AIM OF THE TASK
Omit every picture, and retype the lines that run from the beginning of the data below through the line containing "(0,0) rectangle (1000,1143);", inclusive.
─── GIVEN INFORMATION
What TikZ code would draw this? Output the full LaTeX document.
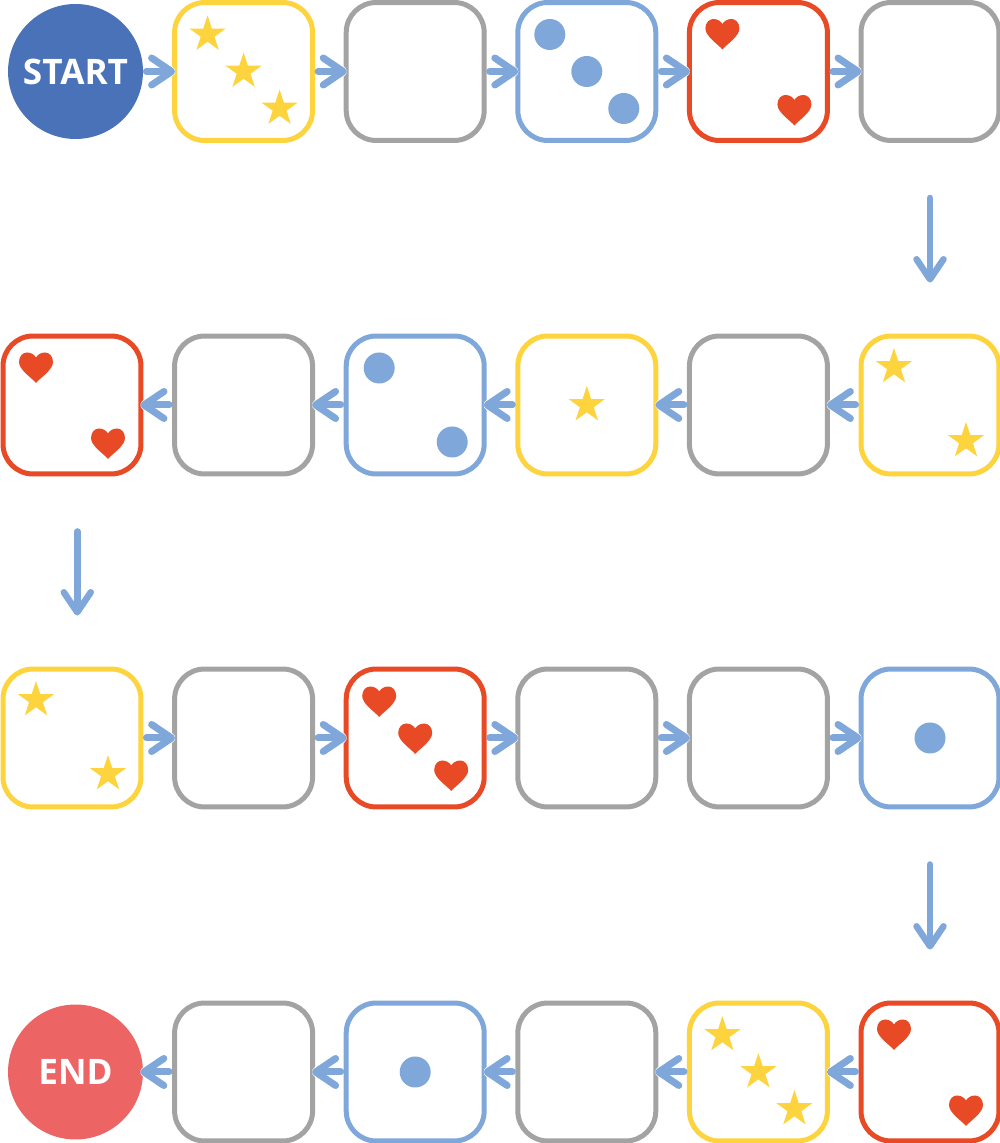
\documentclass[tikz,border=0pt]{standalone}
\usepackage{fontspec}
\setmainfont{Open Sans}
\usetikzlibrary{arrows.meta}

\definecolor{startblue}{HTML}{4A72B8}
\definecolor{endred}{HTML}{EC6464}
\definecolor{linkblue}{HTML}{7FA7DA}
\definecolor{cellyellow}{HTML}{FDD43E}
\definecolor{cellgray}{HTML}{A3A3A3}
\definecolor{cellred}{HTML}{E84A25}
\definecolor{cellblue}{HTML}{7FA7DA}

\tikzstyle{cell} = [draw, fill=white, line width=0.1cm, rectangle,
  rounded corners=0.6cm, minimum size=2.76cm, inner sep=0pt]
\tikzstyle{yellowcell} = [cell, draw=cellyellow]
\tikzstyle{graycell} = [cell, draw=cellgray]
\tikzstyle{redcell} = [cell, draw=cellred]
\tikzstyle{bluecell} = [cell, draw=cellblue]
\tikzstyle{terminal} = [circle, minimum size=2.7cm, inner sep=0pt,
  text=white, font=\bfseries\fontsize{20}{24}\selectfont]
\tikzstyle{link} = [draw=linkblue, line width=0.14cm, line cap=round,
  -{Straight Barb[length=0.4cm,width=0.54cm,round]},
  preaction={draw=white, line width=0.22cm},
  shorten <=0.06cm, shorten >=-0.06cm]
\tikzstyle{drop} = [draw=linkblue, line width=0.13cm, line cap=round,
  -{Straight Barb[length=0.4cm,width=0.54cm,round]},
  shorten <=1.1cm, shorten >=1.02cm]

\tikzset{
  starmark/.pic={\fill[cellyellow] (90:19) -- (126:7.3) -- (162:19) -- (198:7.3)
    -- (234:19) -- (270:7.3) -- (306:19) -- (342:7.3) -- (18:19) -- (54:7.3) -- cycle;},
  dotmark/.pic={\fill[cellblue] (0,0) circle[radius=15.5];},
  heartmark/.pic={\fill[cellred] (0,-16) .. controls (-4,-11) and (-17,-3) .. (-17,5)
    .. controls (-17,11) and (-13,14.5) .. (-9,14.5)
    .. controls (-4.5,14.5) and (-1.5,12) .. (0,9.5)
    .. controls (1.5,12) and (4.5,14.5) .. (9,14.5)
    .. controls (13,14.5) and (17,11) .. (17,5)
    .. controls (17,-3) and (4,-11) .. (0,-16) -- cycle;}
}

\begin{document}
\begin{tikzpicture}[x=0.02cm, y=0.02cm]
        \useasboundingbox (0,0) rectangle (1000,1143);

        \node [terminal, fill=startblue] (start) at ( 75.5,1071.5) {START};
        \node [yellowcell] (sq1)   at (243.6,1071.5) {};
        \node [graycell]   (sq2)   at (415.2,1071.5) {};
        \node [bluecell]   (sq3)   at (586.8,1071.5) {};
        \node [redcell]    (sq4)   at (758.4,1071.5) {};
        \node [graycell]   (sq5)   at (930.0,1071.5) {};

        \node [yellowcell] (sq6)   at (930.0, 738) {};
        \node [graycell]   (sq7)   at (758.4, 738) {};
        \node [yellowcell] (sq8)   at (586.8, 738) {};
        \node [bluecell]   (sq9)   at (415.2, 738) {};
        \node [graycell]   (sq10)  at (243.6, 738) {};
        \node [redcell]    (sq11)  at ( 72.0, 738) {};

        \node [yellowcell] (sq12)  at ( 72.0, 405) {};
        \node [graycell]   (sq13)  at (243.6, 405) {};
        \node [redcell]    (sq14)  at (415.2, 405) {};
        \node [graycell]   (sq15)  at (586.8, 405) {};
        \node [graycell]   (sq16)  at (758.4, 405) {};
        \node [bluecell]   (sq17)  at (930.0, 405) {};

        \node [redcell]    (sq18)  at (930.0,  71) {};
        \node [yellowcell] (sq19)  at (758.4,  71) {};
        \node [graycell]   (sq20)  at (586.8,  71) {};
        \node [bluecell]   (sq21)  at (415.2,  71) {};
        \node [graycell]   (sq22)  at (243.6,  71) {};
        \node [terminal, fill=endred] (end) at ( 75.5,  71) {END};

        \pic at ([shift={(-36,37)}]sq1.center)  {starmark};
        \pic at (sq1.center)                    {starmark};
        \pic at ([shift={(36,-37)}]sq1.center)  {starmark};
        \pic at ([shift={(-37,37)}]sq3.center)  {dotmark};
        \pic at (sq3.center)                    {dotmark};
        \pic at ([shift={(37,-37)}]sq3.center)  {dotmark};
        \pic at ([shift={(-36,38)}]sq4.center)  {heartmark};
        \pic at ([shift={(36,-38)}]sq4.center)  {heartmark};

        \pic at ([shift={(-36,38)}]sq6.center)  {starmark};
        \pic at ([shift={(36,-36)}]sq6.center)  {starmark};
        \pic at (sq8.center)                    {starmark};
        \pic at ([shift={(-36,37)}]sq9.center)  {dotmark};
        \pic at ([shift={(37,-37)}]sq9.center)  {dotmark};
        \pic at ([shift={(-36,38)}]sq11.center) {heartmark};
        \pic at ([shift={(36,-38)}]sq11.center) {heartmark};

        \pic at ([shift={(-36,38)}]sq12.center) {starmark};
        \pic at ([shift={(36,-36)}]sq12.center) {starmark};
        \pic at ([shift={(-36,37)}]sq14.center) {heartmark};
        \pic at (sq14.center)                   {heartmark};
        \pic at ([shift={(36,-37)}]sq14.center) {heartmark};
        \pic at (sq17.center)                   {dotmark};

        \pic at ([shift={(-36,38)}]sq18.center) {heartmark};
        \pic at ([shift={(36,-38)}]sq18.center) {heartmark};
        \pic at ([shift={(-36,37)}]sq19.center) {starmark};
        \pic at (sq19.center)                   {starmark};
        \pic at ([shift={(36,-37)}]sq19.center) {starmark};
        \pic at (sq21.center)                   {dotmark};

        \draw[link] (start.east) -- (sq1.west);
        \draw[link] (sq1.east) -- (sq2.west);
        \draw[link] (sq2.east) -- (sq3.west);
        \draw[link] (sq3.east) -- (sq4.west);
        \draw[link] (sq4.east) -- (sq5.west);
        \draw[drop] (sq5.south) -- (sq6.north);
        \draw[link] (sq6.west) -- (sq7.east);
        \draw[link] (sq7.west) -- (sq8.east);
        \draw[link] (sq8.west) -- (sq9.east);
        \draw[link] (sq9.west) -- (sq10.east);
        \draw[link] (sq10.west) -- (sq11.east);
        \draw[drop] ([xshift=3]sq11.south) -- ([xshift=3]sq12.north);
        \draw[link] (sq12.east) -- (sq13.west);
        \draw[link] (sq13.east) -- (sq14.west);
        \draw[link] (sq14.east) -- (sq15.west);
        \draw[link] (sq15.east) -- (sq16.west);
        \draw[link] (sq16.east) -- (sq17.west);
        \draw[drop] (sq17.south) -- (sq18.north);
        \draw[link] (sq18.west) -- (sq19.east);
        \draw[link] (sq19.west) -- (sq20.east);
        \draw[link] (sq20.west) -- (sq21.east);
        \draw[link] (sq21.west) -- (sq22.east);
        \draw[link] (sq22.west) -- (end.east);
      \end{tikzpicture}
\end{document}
──────
CORRECT RESPONSE
What TikZ code would draw this? Output the full LaTeX document.
\documentclass[tikz,border=0pt]{standalone}
\usepackage{fontspec}
\setmainfont{Open Sans}
\usetikzlibrary{arrows.meta}

\definecolor{startblue}{HTML}{4A72B8}
\definecolor{endred}{HTML}{EC6464}
\definecolor{linkblue}{HTML}{7FA7DA}
\definecolor{cellyellow}{HTML}{FDD43E}
\definecolor{cellgray}{HTML}{A3A3A3}
\definecolor{cellred}{HTML}{E84A25}
\definecolor{cellblue}{HTML}{7FA7DA}

\tikzstyle{cell} = [draw, fill=white, line width=0.1cm, rectangle,
  rounded corners=0.6cm, minimum size=2.76cm, inner sep=0pt]
\tikzstyle{yellowcell} = [cell, draw=cellyellow]
\tikzstyle{graycell} = [cell, draw=cellgray]
\tikzstyle{redcell} = [cell, draw=cellred]
\tikzstyle{bluecell} = [cell, draw=cellblue]
\tikzstyle{terminal} = [circle, minimum size=2.7cm, inner sep=0pt,
  text=white, font=\bfseries\fontsize{20}{24}\selectfont]
\tikzstyle{link} = [draw=linkblue, line width=0.14cm, line cap=round,
  -{Straight Barb[length=0.4cm,width=0.54cm,round]},
  preaction={draw=white, line width=0.22cm},
  shorten <=0.06cm, shorten >=-0.06cm]
\tikzstyle{drop} = [draw=linkblue, line width=0.13cm, line cap=round,
  -{Straight Barb[length=0.4cm,width=0.54cm,round]},
  shorten <=1.1cm, shorten >=1.02cm]

\tikzset{
  starmark/.pic={\fill[cellyellow] (90:19) -- (126:7.3) -- (162:19) -- (198:7.3)
    -- (234:19) -- (270:7.3) -- (306:19) -- (342:7.3) -- (18:19) -- (54:7.3) -- cycle;},
  dotmark/.pic={\fill[cellblue] (0,0) circle[radius=15.5];},
  heartmark/.pic={\fill[cellred] (0,-16) .. controls (-4,-11) and (-17,-3) .. (-17,5)
    .. controls (-17,11) and (-13,14.5) .. (-9,14.5)
    .. controls (-4.5,14.5) and (-1.5,12) .. (0,9.5)
    .. controls (1.5,12) and (4.5,14.5) .. (9,14.5)
    .. controls (13,14.5) and (17,11) .. (17,5)
    .. controls (17,-3) and (4,-11) .. (0,-16) -- cycle;}
}

\begin{document}
\begin{tikzpicture}[x=0.02cm, y=0.02cm]
        \useasboundingbox (0,0) rectangle (1000,1143);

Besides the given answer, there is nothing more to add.